Set down the data below without change, skipping the pictures it holds.

◇ ◇ ◇ ◇ ◇ ◇ ◇

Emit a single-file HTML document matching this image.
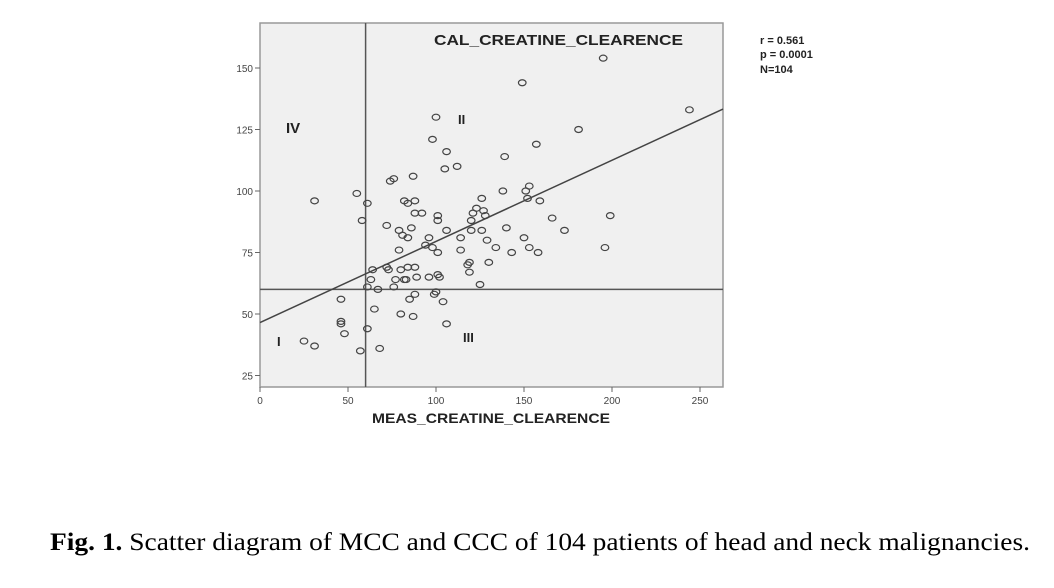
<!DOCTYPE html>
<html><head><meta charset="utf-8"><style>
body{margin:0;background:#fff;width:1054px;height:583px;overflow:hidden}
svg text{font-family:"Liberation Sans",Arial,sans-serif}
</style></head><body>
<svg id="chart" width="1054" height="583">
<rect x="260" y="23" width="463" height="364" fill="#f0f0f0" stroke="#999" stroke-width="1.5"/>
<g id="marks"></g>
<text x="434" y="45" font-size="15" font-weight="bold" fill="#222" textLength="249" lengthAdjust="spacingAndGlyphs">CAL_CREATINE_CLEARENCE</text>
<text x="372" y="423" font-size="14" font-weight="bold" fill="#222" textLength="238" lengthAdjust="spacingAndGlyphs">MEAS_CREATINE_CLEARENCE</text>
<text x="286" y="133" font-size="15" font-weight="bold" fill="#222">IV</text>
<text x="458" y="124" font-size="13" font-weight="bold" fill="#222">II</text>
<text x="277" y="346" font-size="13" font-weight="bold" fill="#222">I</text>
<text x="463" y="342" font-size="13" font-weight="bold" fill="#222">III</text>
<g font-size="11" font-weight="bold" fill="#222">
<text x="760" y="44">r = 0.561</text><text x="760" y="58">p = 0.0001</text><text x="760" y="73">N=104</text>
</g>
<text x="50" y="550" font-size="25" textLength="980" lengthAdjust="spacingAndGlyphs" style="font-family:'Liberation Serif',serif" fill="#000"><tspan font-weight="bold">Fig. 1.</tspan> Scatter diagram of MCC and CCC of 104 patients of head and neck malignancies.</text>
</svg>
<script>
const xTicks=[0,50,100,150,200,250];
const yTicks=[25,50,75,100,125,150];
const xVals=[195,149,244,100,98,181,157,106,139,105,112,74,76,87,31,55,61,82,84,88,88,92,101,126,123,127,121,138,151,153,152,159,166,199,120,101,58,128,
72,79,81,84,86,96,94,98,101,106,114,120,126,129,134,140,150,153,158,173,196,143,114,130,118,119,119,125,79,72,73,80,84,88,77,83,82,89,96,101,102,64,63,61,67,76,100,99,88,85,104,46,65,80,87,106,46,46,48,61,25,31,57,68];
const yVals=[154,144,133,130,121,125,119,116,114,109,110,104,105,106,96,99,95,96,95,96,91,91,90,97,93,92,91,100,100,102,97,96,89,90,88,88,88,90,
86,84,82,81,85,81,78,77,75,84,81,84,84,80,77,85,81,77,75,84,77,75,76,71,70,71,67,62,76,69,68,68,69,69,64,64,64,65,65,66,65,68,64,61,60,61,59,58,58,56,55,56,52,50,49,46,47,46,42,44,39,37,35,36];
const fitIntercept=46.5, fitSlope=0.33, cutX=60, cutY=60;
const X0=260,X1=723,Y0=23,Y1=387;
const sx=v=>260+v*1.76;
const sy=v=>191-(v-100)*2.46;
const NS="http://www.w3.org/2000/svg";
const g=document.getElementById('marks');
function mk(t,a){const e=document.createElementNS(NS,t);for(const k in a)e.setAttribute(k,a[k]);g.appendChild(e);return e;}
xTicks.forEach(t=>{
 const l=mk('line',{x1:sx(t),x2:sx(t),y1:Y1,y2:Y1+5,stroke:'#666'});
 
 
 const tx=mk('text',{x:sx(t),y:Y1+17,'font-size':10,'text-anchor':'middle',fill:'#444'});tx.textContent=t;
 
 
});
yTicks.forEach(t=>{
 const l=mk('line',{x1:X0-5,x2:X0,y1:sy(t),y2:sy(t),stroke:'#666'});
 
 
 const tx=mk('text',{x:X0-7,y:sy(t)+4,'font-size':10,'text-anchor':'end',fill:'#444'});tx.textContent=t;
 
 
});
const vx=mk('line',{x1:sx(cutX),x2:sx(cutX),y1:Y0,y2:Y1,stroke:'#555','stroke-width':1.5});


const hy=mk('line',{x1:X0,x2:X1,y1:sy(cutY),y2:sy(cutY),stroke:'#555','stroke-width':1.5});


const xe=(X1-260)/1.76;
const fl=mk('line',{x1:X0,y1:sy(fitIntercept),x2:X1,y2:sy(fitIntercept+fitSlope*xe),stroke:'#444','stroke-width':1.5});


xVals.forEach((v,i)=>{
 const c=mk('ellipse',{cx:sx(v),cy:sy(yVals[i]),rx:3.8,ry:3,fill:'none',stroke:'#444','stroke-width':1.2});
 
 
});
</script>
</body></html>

◇ ◇ ◇ ◇ ◇ ◇ ◇

=== Written answer ===
Emit a single-file HTML document matching this image.
<!DOCTYPE html>
<html><head><meta charset="utf-8"><style>
body{margin:0;background:#fff;width:1054px;height:583px;overflow:hidden}
svg text{font-family:"Liberation Sans",Arial,sans-serif}
</style></head><body>
<svg id="chart" width="1054" height="583">
<rect x="260" y="23" width="463" height="364" fill="#f0f0f0" stroke="#999" stroke-width="1.5"/>
<g id="marks"></g>
<text x="434" y="45" font-size="15" font-weight="bold" fill="#222" textLength="249" lengthAdjust="spacingAndGlyphs">CAL_CREATINE_CLEARENCE</text>
<text x="372" y="423" font-size="14" font-weight="bold" fill="#222" textLength="238" lengthAdjust="spacingAndGlyphs">MEAS_CREATINE_CLEARENCE</text>
<text x="286" y="133" font-size="15" font-weight="bold" fill="#222">IV</text>
<text x="458" y="124" font-size="13" font-weight="bold" fill="#222">II</text>
<text x="277" y="346" font-size="13" font-weight="bold" fill="#222">I</text>
<text x="463" y="342" font-size="13" font-weight="bold" fill="#222">III</text>
<g font-size="11" font-weight="bold" fill="#222">
<text x="760" y="44">r = 0.561</text><text x="760" y="58">p = 0.0001</text><text x="760" y="73">N=104</text>
</g>
<text x="50" y="550" font-size="25" textLength="980" lengthAdjust="spacingAndGlyphs" style="font-family:'Liberation Serif',serif" fill="#000"><tspan font-weight="bold">Fig. 1.</tspan> Scatter diagram of MCC and CCC of 104 patients of head and neck malignancies.</text>
</svg>
<script>
const xTicks=[0,50,100,150,200,250];
const yTicks=[25,50,75,100,125,150];
const xVals=[195,149,244,100,98,181,157,106,139,105,112,74,76,87,31,55,61,82,84,88,88,92,101,126,123,127,121,138,151,153,152,159,166,199,120,101,58,128,
72,79,81,84,86,96,94,98,101,106,114,120,126,129,134,140,150,153,158,173,196,143,114,130,118,119,119,125,79,72,73,80,84,88,77,83,82,89,96,101,102,64,63,61,67,76,100,99,88,85,104,46,65,80,87,106,46,46,48,61,25,31,57,68];
const yVals=[154,144,133,130,121,125,119,116,114,109,110,104,105,106,96,99,95,96,95,96,91,91,90,97,93,92,91,100,100,102,97,96,89,90,88,88,88,90,
86,84,82,81,85,81,78,77,75,84,81,84,84,80,77,85,81,77,75,84,77,75,76,71,70,71,67,62,76,69,68,68,69,69,64,64,64,65,65,66,65,68,64,61,60,61,59,58,58,56,55,56,52,50,49,46,47,46,42,44,39,37,35,36];
const fitIntercept=46.5, fitSlope=0.33, cutX=60, cutY=60;
const X0=260,X1=723,Y0=23,Y1=387;
const sx=v=>260+v*1.76;
const sy=v=>191-(v-100)*2.46;
const NS="http://www.w3.org/2000/svg";
const g=document.getElementById('marks');
function mk(t,a){const e=document.createElementNS(NS,t);for(const k in a)e.setAttribute(k,a[k]);g.appendChild(e);return e;}
xTicks.forEach(t=>{
 const l=mk('line',{x1:sx(t),x2:sx(t),y1:Y1,y2:Y1+5,stroke:'#666'});
 
 
 const tx=mk('text',{x:sx(t),y:Y1+17,'font-size':10,'text-anchor':'middle',fill:'#444'});tx.textContent=t;
 
 
});
yTicks.forEach(t=>{
 const l=mk('line',{x1:X0-5,x2:X0,y1:sy(t),y2:sy(t),stroke:'#666'});
 
 
 const tx=mk('text',{x:X0-7,y:sy(t)+4,'font-size':10,'text-anchor':'end',fill:'#444'});tx.textContent=t;
 
 
});
const vx=mk('line',{x1:sx(cutX),x2:sx(cutX),y1:Y0,y2:Y1,stroke:'#555','stroke-width':1.5});


const hy=mk('line',{x1:X0,x2:X1,y1:sy(cutY),y2:sy(cutY),stroke:'#555','stroke-width':1.5});


const xe=(X1-260)/1.76;
const fl=mk('line',{x1:X0,y1:sy(fitIntercept),x2:X1,y2:sy(fitIntercept+fitSlope*xe),stroke:'#444','stroke-width':1.5});


xVals.forEach((v,i)=>{
 const c=mk('ellipse',{cx:sx(v),cy:sy(yVals[i]),rx:3.8,ry:3,fill:'none',stroke:'#444','stroke-width':1.2});
 
 
});
</script>
</body></html>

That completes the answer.